IV
You already know, from our former discussion, how our reason views the situation thus created by this chaos of social and of individual interests. How real and how confused this chaos is, the daily record of certain aspects of the ordinary social life of men which you see in each morning's newspaper [{187}] may serve to illustrate. These princes and peoples, these rebels and executioners, these strikers and employers, these lovers and murderers, these traders and bankrupts, these who seem for the moment to triumph and these who just now appear to be ground under the opponent's or the oppressor's heel, what arts of living were they and are they all following? Well, each in his way appears to have been choosing to have his own will; yet each, being a social creature, had learned from his fellows all his vain little arts of life. Each loved some of his fellows and was the rival of others. Each had his standards of living, standards due to some more or less accidental and unstable union of all the motives thus barely suggested. The news of the day tells you how some of these won their aims, for the moment, while others were thwarted. What I ask you to note, and what the reason of every man in his more enlightened moments shows him, is that each of these who at any moment was thwarted, precisely in so far as he had any will of his own at all, was defeated not only by his fellows, but by himself. For this special will of his was some caprice not large enough to meet his own ends. The career, for instance, of that man who failed in love or in business or in politics is wrecked. His reputation is lost. Well, it was his will, as a social being, to aim at just such a career and to value just that sort of reputation. Had he chosen to be a hermit, or a saint, or a Stoic, what would just such [{188}] a career and such a reputation have been to him? How could he have lost unless he had sought? And his failure, to what was it due? No doubt to some choice of his own quite as much as to his rival's skill. He wanted freedom to carry on his own speculations. He got that freedom and lost his fortune. He wanted to be free to choose whom and how to love. He had his way and defeated his own aim. He chose to follow his ambitions. They have led him where he is.

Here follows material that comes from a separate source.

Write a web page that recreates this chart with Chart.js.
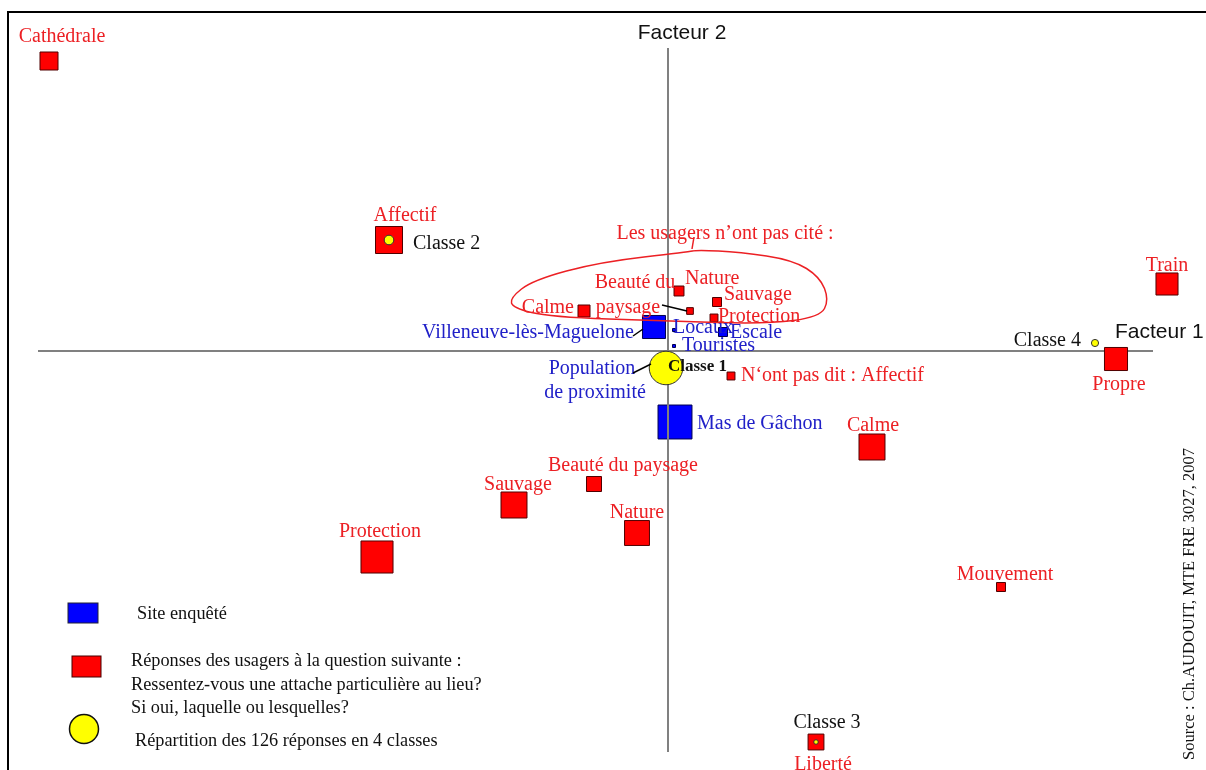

Such are perfectly reasonable reflections upon the course of ordinary social conflicts. They suggest to our more considerate moments the very sort of reflection which, at the outset of the present discussion, led us to define the religious ideal of salvation. Only now this type of reflection appears as aiming to lead us to some practical rule for guiding our active life. For our attention is now fixed, not on a condition to be called salvation, but on a rule for doing something in accordance with our own true will. This rule is, negatively stated, the following: Do not seek, either in your individual self as you are or in your social experience as it comes, for the whole truth either about what your own will is or about how you can get your aims. For if you confine yourself to such sources of moral insight, you will go on thwarting yourself quite as genuinely, even if by good luck, not quite as scandalously, as the bankrupt speculators and the strikers and the outcast oppressors, and the politicians [{189}] and the murderers, and the deposed monarchs and the defeated revolutionists, of whom you read in the newspapers, have thwarted both their individual and their social will. In brief: Put not your trust in caprices, either individual or social. On the positive side, the rule here in question is: In order to find out what is your true choice, and how you can live without thwarting yourself, make your principle of life such that whatever fortune besets you, you can inwardly say: "I have not really failed, for I have acted as I intended, and also as I still intend to act, and have had my will whatever the consequences that fortune has brought to me, or however my momentary mood happens to change, or however this or that social caprice leads men to love or to despise me." Such is the moral insight that the first use of your reason, in thus reviewing life, suggests. Or, as the moral common-sense of the wise has often stated the rule here in question: So act that, upon any calm review of the sense of your individual and of your social life, you shall never have ground to regret the principle of your action, never have ground to say: "By choosing thus I thwarted my own will."
As you hear these statements, I hope that, reduced to their very lowest terms: "So act as never to have reason to regret the principle of your action," they express a sort of counsel for life which is not strange to common-sense, even if it has received an abstract expression in the famous ethical philosophy of Kant. [{190}] Only, as you will rightly insist, this counsel is indeed a seemingly hopeless counsel of perfection when it is addressed to the natural man, who merely has taken his instincts as he found them developing, and his social world as he has felt it fascinating or disturbing him, and who has then stumbled on, more or less prudently and obstinately trying to find out what it really is that he wants to do in life. Such a man will cry out: "But how shall I discover a principle of life such that, if I hold thereto, I shall never, upon any reasonable survey of life, regret following that principle?"